Depois do fato, a moça perdeu o emprego – foi demitida, como se fosse culpada pelo ato irresponsável do subtenente e do major. Teve de trancar até o curso de Licenciatura em Pedagogia que fazia em uma faculdade particular.
O problema na Polícia Militar do Estado do Espírito Santo é que às vezes a Corregedoria permite que oficiais ou suboficiais da mesma patente – em tese, da mesma turma – investiguem seus pares, o que pode provocar uma certa impunidade. É o que iria acontecer com o caso do subtenente acusado de assédio. Para investigar sua conduta, por meio de uma sindicância, foi designada uma 2ª subtenente, através da Portaria Nº 139/2013, de 18 de setembro de 2013, que “teve a finalidade de esclarecer os fatos e circunstâncias em torno da conduta atribuída ao SUB TEN …, lotado no Núcleo Musical da PMES.”
A moça declarou que no dia 16 de maio de 2013 foi surpreendida com um toque na altura dos ombros e por trás, seguido de um beijo na nuca, “atitude realizada pelo policial militar investigado, pessoa com quem a vítima não teria qualquer tipo de intimidade.”
A apuração da sindicância confirmou os fatos, “na maneira como foi noticiado pela reclamante.” A vítima era funcionária da empresa Prisma, prestadora de serviços de limpeza e manutenção e, na ocasião dos fatos, trabalhava nas dependências da cozinha, situada na cozinha da Banda de Música da PMES, “quando foi surpreendida com as atitudes do policial militar.”
Ainda de acordo com a sindicância, “mesmo não admitindo que chegou a encostar a boca na nuca da vítima, o policial militar não apenas confessa a atitude adotada, como também alega que teria sido um gesto normal e rotineiro de sua parte.”

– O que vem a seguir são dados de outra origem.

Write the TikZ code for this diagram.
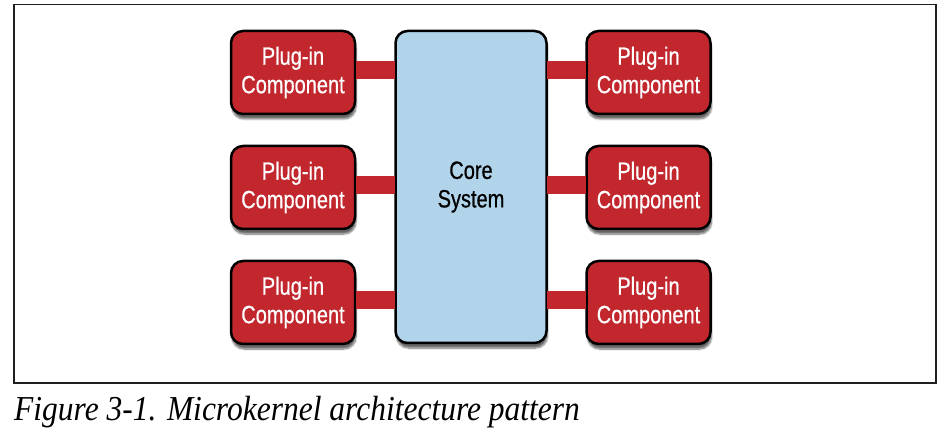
\documentclass[tikz,border=0pt]{standalone}
\usepackage{fontspec}
\usepackage{tikz}
\usetikzlibrary{shadows, shadows.blur, positioning}
\newfontfamily\boxfont{Liberation Sans}[FakeStretch=0.8, FakeBold=0.6]
\newfontfamily\capfont{Liberation Serif}[FakeStretch=0.9]
\definecolor{plugred}{RGB}{193,39,45}
\definecolor{coreblue}{RGB}{178,212,234}
\tikzset{
    box/.style = {draw = black, line width = 2.5pt, rounded corners = 12pt,
        align = center, font = \boxfont\fontsize{25}{28.5}\selectfont,
        blur shadow = {shadow xshift = 1pt, shadow yshift = -5pt, shadow opacity = 60, shadow blur steps = 8}},
    plugin/.style = {box, fill = plugred, text = white, minimum width = 124pt, minimum height = 83pt},
    core/.style = {box, fill = coreblue, text = black, minimum width = 151pt, minimum height = 312pt},
    bus/.style = {draw = plugred, line width = 18pt, shorten < = -0.5pt, shorten > = -0.5pt},
}

\begin{document}
\begin{tikzpicture}[x = 1pt, y = -1pt]
            \useasboundingbox (0, 0) rectangle (948, 446);
            \draw[line width = 1.2pt, color = black!88] (14, 4.5) rectangle (936, 383);

            \node[core] (core) at (471, 187) {Core\\System};

            \node[plugin] (l1) at (293, 72.5) {Plug-in\\Component};
            \node[plugin] (l2) at (293, 187.5) {Plug-in\\Component};
            \node[plugin] (l3) at (293, 302.5) {Plug-in\\Component};

            \node[plugin] (r1) at (648.5, 72.5) {Plug-in\\Component};
            \node[plugin] (r2) at (648.5, 187.5) {Plug-in\\Component};
            \node[plugin] (r3) at (648.5, 302.5) {Plug-in\\Component};

            \foreach \row in {1, 2, 3} {
                \draw[bus] ([yshift = 2pt]l\row.east) -- ([yshift = 2pt]core.west |- l\row.east);
                \draw[bus] ([yshift = 2pt]r\row.west) -- ([yshift = 2pt]core.east |- r\row.west);
            }

            \node[anchor = base west, inner sep = 0pt, font = \capfont\itshape\fontsize{35}{38}\selectfont] (caption) at (14, 420) {Figure 3-1. Microkernel architecture pattern};
        \end{tikzpicture}
\end{document}
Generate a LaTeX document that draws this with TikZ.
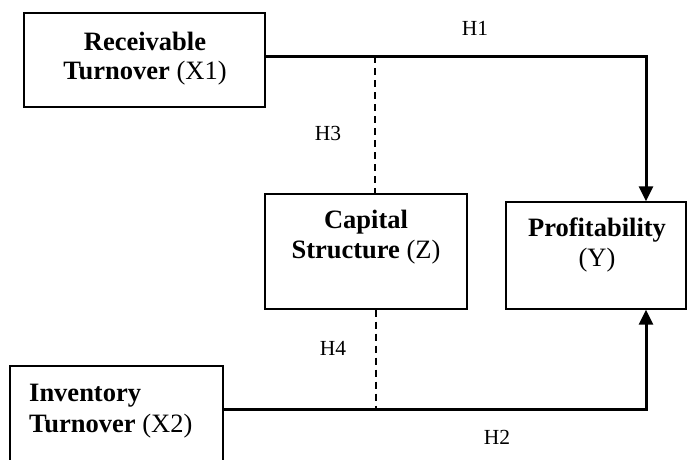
\documentclass[tikz,border=0pt]{standalone}
\usepackage{fontspec}
\setmainfont{Liberation Serif}
\usetikzlibrary{arrows.meta}
\tikzset{
  box/.style={draw=black, line width=1.4pt, rectangle, inner sep=0pt},
  lbl/.style={font=\fontsize{26.5}{30}\selectfont, inner sep=0pt, anchor=base},
  hyp/.style={font=\fontsize{21.5}{25}\selectfont, inner sep=0pt},
  mainline/.style={line width=3pt, -{Triangle[length=15pt,width=14pt]}},
  dashline/.style={line width=1.8pt, dash pattern=on 7pt off 5pt}
}
\begin{document}
\begin{tikzpicture}[x=1pt,y=-1pt]
\clip (0,0) rectangle (688,459);
\fill[white] (0,0) rectangle (688,459);
% boxes
\node[box, minimum width=241pt, minimum height=94pt] (x1) at (144.5,60) {};
\node[box, minimum width=202pt, minimum height=115pt] (z) at (366,251.5) {};
\node[box, minimum width=180pt, minimum height=107pt] (y) at (596,255.5) {};
\node[box, minimum width=213pt, minimum height=110pt] (x2) at (116.5,421) {};
% box texts
\node[lbl] (x1t1) at (145,50) {\textbf{Receivable}};
\node[lbl] (x1t2) at (145,79) {\textbf{Turnover} (X1)};
\node[lbl] (zt1) at (366,228) {\textbf{Capital}};
\node[lbl] (zt2) at (366,258) {\textbf{Structure} (Z)};
\node[lbl] (yt1) at (597,236) {\textbf{Profitability}};
\node[lbl] (yt2) at (597,266) {(Y)};
\node[lbl, anchor=base west] (x2t1) at (29,401) {\textbf{Inventory}};
\node[lbl, anchor=base west] (x2t2) at (29,432) {\textbf{Turnover} (X2)};
% junction coordinates
\coordinate (j1) at (646,56);
\coordinate (j2) at (646,409);
\coordinate (d1) at (375,56);
\coordinate (d2) at (376,409);
% main connectors
\draw[mainline] (x1.east |- j1) -- (j1) -- (y.north -| j1);
\draw[mainline] (x2.east |- j2) -- (j2) -- (y.south -| j2);
% dashed connectors
\draw[dashline] (d1) -- (d1 |- z.north);
\draw[dashline] (z.south -| d2) -- (d2);
% hypothesis labels
\node[hyp] (h1) at (475,28) {H1};
\node[hyp] (h3) at (328,133) {H3};
\node[hyp] (h4) at (333,348) {H4};
\node[hyp] (h2) at (497,437) {H2};
\end{tikzpicture}
\end{document}
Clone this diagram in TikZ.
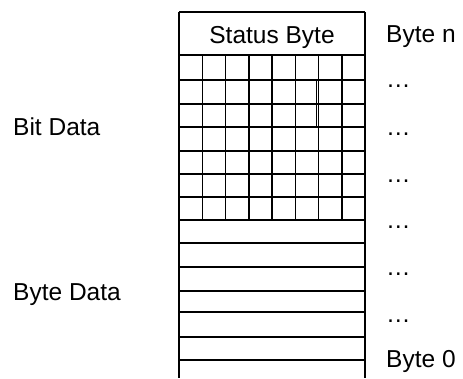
\documentclass[tikz,border=0pt]{standalone}
\usepackage{fontspec}
\setmainfont{Liberation Sans}
\begin{document}
\begin{tikzpicture}[x=1pt,y=-1pt,
  gridline/.style={line width=1.5pt,black},
  lbl/.style={font=\fontsize{24.5}{28}\selectfont,inner sep=0pt,anchor=base west}]
\useasboundingbox[fill=white] (0,0) rectangle (463,378);
% outer sides
\draw[gridline] (179,12) -- (365,12);
\draw[gridline] (179,12) -- (179,378);
\draw[gridline] (365,12) -- (365,378);
% horizontal lines
\foreach \yy in {55,80,104,127,151,174,197,220,243,267,291,312,337,360}
  \draw[gridline] (179,\yy) -- (365,\yy);
% vertical bit lines
\foreach \k in {1,...,7}
  \draw[gridline] ({179+\k*23.25},55) -- ({179+\k*23.25},220);
% small extra stroke
\draw[line width=1pt] (316.8,80) -- (316.8,127);
% labels
\node[font=\fontsize{24.5}{28}\selectfont,inner sep=0pt,anchor=base] (status) at (272,43) {Status Byte};
\node[lbl] (byten) at (386,42) {Byte n};
\node[lbl] (d1) at (386,87) {…};
\node[lbl] (d2) at (386,135) {…};
\node[lbl] (d3) at (386,182) {…};
\node[lbl] (d4) at (386,228) {…};
\node[lbl] (d5) at (386,275) {…};
\node[lbl] (d6) at (386,322) {…};
\node[lbl] (byte0) at (386,367) {Byte 0};
\node[lbl] (bitdata) at (13,135) {Bit Data};
\node[lbl] (bytedata) at (13,300) {Byte Data};
\end{tikzpicture}
\end{document}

Uma 1ª sargento e um 1º sargento foram arrolados como testemunhas ouvidas no Inquérito Policial Militar (IPM). Confirmaram a versão descrita pela vítima, “porém, acompanhando a interpretação do policial investigado, também avaliaram como normal a atitude do SUB TEM”.
Pior é que a encarregada do IPM concluiu que “no fato apurado não haveria indícios de prática de crime militar ou de transgressão da disciplina militar na conduta do SUB TEM…” O corregedor geral da PM, coronel Ilton Borges, entretanto, “rasgou” a conclusão da encarregada e decidiu:
1) DISCORDAR do RELATÓRIO e do PARECER da Encarregada da Sindicância, e apontar indícios de prática de crime de natureza militar e de transgressão da disciplina na conduta do SUB TEM… As atitudes do policial militar, nas circunstâncias em que foram noticiadas, jamais podem ser interpretadas como um comportamento normal e rotineiro, até porque não contou com o consentimento da vítima. Vale mencionar que o ambiente em que tudo aconteceu se tratava de local de serviço, não obrigando a funcionária a ter que suportar as atitudes inconvenientes do militar;
2) Determinar a instauração de PAD-RS, para fins de julgar a conduta do SUB TEM…;
3) Remeter os autos da Sindicância a C/4 da Corregedoria, para fins de avaliação da aplicação dos termos do art. 28 do CPPM;
4) Encaminhar os autos ao Ministério Público Estadual, na forma estabelecida pelo Decreto nº. 120-R de 30.05.2000, do Governo do Estado.
5) Publicar a presente Solução em Aditamento da Corregedoria;
6) Arquivar cópias da solução na C/3 da Corregedoria para futuras consultas.
A moça vítima do subtenente disse ter sido alvo de um outro oficial no mesmo período, em 2013. No caso do oficial, a informação é de que o IPM não conseguiu provar sua culpa. E o caso já foi arquivado na esfera da Justiça Criminal Especial.
A moça é a maior vítima de toda essa história. Perdeu o emprego e teve de trancar o curso na faculdade. Hoje, trabalha como manicure em um salão de beleza. “Mas não ganho o suficiente para retomada da faculdade”. Além disso, ela está assustada.